INSTRUCTIONS TO FOLLOW:
Start at the line that has "Rebuild this chart" and stop at the line that has "Chart.register(...registerables);". Print those lines and all lines between them exactly, and nothing more.

RECORD LIST:
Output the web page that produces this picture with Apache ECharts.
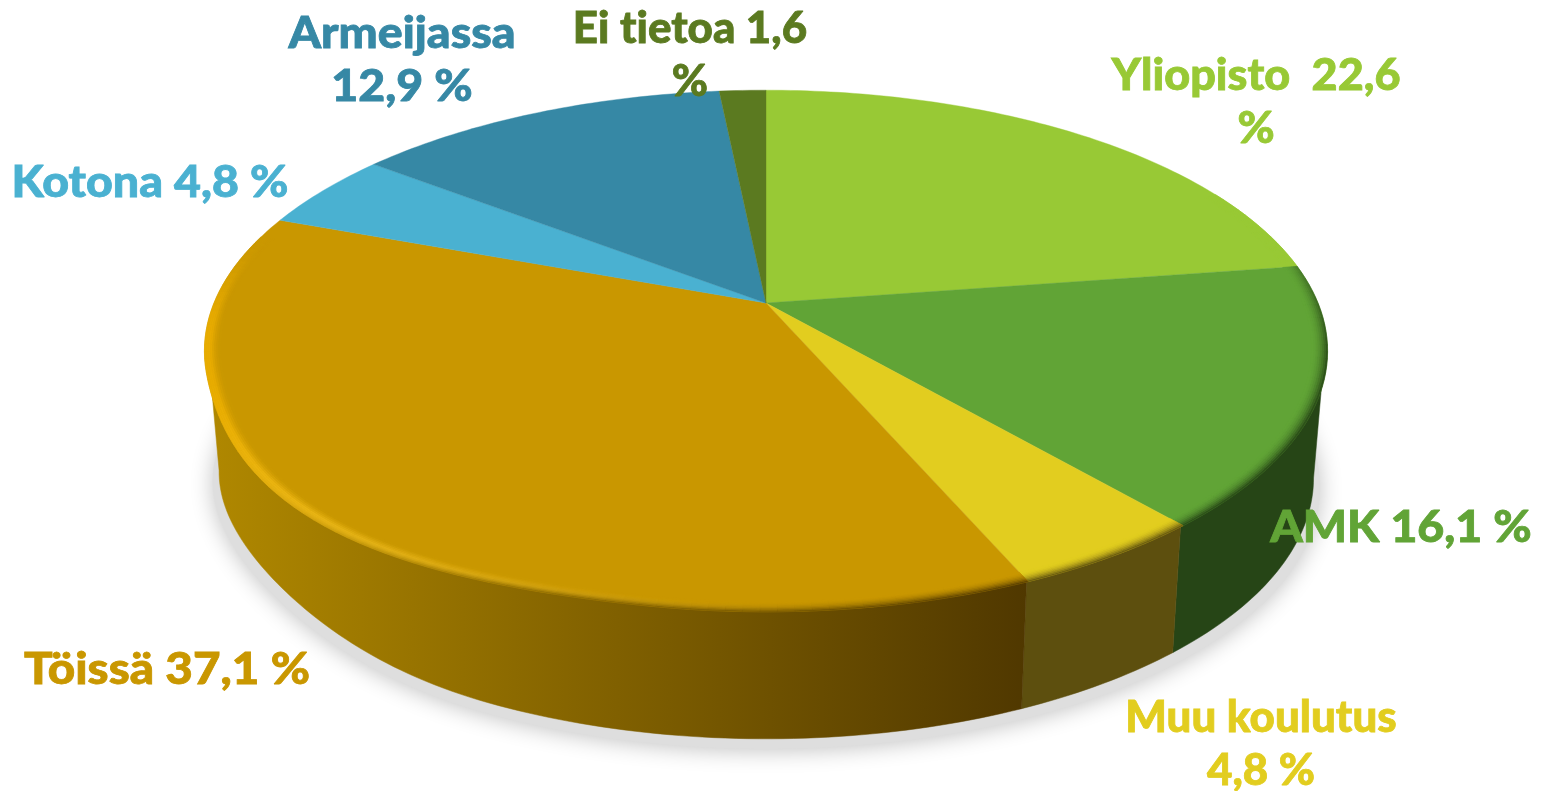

---

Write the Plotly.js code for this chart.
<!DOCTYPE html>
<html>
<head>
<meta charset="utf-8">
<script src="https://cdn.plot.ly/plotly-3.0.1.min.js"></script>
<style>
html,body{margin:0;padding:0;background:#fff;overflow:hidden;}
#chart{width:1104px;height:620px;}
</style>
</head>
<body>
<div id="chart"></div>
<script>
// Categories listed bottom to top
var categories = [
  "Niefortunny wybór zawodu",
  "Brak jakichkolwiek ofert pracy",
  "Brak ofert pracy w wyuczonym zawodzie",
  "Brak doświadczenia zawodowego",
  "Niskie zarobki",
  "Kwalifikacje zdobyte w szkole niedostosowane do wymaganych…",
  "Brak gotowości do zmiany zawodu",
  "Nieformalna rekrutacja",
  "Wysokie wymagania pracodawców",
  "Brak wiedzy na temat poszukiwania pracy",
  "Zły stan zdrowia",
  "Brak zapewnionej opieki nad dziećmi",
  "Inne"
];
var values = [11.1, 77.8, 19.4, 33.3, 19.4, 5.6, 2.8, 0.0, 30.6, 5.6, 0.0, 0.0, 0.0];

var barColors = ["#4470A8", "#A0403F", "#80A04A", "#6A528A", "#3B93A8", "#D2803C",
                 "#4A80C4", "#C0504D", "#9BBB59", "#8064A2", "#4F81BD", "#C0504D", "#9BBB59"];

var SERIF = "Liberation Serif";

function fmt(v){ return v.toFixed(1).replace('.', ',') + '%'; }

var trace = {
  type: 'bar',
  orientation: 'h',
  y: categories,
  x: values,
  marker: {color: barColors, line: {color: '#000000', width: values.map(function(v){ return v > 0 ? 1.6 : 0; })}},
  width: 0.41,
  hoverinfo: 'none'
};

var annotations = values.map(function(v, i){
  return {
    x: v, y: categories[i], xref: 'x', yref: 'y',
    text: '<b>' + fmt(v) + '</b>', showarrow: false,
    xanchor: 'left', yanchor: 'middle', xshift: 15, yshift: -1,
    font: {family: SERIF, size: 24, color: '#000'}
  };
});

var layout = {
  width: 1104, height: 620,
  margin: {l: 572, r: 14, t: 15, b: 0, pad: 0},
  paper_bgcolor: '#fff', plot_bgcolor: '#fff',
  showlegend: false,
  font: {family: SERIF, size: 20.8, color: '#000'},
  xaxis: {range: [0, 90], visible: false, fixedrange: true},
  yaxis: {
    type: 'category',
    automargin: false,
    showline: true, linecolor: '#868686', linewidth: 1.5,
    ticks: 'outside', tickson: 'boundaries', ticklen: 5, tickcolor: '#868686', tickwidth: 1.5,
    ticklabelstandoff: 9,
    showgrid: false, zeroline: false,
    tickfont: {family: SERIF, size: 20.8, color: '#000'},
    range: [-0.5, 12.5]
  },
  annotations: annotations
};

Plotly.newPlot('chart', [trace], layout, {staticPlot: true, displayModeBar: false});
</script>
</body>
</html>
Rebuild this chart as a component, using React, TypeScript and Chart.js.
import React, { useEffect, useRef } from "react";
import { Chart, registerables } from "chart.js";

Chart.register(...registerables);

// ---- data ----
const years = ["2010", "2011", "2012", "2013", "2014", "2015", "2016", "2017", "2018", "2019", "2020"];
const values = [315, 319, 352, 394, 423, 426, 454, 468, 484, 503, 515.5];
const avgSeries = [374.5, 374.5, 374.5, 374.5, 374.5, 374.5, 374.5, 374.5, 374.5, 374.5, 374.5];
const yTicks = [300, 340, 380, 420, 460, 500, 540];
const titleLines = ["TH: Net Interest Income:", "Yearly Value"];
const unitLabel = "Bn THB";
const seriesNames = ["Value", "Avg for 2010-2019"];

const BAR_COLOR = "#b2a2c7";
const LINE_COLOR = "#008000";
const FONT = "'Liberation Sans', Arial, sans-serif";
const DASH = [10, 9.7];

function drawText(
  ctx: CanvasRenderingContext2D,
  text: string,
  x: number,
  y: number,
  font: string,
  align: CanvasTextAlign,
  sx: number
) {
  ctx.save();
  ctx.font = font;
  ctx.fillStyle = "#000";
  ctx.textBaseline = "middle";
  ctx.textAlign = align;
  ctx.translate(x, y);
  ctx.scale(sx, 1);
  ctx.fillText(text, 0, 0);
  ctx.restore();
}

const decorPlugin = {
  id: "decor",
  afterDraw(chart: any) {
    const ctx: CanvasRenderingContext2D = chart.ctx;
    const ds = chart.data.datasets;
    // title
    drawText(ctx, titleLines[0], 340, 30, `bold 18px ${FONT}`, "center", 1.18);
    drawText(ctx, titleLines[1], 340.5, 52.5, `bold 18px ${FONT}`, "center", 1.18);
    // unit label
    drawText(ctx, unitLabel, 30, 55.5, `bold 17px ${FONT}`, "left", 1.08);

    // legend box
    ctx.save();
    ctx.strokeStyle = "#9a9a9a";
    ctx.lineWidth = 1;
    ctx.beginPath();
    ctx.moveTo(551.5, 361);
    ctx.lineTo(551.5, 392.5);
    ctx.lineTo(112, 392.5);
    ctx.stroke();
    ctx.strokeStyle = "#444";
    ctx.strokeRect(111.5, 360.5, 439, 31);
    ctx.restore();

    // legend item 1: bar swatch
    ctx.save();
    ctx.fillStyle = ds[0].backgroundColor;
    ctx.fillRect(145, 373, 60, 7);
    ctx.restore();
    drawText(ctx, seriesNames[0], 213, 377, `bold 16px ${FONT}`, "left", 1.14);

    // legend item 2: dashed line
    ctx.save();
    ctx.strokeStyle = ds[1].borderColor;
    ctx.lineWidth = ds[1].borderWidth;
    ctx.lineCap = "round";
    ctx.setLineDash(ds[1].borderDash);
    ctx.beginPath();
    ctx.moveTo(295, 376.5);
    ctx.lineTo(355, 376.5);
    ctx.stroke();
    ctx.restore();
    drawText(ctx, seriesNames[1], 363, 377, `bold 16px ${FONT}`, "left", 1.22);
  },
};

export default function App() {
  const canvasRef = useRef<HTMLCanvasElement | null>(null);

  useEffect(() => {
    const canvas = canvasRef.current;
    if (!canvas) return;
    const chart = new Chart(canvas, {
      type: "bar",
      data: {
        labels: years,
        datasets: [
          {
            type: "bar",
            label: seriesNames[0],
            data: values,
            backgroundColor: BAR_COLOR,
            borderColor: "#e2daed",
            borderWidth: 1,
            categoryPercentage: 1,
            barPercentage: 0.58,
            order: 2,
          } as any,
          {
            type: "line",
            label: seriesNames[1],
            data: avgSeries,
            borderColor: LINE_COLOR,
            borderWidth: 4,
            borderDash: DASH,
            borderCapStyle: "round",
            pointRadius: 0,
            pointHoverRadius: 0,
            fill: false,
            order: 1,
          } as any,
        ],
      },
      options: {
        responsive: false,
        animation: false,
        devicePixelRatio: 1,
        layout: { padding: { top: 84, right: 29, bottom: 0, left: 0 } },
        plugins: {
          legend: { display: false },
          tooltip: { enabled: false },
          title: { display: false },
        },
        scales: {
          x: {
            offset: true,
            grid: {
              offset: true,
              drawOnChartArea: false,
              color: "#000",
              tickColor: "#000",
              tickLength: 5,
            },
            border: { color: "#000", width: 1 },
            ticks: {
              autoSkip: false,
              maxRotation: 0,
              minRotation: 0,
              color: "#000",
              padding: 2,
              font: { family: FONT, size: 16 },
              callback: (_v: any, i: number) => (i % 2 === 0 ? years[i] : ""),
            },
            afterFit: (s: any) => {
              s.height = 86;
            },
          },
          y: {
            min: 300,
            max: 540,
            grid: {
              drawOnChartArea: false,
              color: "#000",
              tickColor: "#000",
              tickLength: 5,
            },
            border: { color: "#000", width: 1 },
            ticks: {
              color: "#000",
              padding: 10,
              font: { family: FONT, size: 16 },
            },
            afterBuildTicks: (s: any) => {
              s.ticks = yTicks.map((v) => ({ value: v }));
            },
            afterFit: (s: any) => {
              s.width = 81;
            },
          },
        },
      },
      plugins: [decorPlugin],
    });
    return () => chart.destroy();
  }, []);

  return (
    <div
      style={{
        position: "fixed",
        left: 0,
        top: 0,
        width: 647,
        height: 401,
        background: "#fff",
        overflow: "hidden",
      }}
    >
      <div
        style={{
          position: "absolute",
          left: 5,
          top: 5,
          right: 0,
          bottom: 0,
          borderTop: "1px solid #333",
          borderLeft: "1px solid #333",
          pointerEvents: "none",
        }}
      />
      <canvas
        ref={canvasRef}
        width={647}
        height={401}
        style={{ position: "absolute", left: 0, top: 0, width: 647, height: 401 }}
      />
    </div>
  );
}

...

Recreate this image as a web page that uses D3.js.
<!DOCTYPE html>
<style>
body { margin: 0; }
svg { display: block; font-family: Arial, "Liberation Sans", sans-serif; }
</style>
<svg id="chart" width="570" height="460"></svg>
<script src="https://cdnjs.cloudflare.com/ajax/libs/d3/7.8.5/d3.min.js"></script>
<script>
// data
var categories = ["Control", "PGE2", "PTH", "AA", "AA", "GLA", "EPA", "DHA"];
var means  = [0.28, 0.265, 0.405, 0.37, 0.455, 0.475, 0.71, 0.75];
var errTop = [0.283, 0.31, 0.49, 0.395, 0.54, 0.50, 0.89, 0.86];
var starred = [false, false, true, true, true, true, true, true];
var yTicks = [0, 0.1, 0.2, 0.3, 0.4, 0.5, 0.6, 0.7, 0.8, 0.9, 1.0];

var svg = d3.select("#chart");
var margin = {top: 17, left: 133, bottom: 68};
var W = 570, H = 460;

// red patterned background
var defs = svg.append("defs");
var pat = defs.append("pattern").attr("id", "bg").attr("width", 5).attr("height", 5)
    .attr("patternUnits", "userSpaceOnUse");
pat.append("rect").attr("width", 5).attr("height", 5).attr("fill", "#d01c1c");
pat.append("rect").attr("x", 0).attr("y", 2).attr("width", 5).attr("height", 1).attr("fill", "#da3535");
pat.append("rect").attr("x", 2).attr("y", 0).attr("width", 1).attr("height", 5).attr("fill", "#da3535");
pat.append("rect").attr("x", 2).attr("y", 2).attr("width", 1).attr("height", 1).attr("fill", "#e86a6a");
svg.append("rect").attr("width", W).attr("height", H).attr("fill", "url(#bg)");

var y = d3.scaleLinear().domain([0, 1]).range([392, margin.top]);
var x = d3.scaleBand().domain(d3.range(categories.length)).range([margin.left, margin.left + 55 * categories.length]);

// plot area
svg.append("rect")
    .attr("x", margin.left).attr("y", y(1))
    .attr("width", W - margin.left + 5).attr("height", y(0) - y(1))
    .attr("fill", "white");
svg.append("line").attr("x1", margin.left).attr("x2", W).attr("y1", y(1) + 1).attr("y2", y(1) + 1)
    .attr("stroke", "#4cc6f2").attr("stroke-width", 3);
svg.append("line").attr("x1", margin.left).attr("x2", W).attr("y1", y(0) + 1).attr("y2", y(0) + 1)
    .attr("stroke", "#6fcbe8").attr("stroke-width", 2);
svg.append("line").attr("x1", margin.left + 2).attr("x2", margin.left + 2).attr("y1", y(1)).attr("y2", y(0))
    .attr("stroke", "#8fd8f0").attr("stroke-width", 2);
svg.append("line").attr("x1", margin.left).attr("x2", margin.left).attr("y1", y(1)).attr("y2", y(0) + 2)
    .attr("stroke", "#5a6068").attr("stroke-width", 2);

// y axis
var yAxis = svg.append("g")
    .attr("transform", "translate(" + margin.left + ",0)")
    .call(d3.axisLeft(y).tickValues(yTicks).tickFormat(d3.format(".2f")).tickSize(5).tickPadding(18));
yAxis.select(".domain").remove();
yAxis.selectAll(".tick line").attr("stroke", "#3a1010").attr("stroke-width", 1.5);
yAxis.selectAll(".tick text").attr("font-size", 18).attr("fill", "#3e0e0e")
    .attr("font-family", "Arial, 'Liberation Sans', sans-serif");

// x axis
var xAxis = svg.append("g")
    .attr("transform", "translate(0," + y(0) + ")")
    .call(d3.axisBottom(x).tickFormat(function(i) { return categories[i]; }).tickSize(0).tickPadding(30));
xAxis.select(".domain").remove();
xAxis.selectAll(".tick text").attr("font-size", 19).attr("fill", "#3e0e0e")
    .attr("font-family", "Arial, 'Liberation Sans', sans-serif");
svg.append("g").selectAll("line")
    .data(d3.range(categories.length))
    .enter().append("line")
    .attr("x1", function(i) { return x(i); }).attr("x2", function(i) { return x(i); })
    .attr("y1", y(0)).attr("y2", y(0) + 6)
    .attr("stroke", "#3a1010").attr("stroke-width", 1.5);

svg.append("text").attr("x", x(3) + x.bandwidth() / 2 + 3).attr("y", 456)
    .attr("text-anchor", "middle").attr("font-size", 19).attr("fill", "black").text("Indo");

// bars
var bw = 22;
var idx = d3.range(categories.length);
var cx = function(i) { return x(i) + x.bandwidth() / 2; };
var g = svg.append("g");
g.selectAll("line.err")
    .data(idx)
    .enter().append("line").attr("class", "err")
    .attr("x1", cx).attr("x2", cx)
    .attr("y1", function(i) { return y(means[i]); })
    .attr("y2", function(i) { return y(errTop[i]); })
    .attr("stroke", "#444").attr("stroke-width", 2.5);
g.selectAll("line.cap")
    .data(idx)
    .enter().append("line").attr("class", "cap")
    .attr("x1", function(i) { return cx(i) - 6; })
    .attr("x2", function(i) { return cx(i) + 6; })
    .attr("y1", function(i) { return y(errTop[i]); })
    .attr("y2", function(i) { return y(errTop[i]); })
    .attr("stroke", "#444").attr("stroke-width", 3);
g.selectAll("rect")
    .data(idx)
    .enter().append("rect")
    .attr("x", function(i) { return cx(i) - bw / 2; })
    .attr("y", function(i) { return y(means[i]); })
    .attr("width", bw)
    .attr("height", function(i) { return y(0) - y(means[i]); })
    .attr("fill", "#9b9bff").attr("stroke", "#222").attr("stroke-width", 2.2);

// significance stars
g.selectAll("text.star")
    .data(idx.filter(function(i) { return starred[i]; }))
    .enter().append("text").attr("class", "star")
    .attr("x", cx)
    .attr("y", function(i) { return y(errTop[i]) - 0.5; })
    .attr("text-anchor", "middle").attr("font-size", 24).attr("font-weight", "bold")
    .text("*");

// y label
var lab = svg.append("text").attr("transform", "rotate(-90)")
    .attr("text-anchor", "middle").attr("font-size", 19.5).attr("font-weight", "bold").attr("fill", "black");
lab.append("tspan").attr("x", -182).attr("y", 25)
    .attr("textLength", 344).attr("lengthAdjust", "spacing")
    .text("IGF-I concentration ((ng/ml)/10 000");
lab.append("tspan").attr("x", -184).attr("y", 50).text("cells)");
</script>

TASK RESULT:
Rebuild this chart as a component, using React, TypeScript and Chart.js.
import React, { useEffect, useRef } from "react";
import { Chart, registerables } from "chart.js";

Chart.register(...registerables);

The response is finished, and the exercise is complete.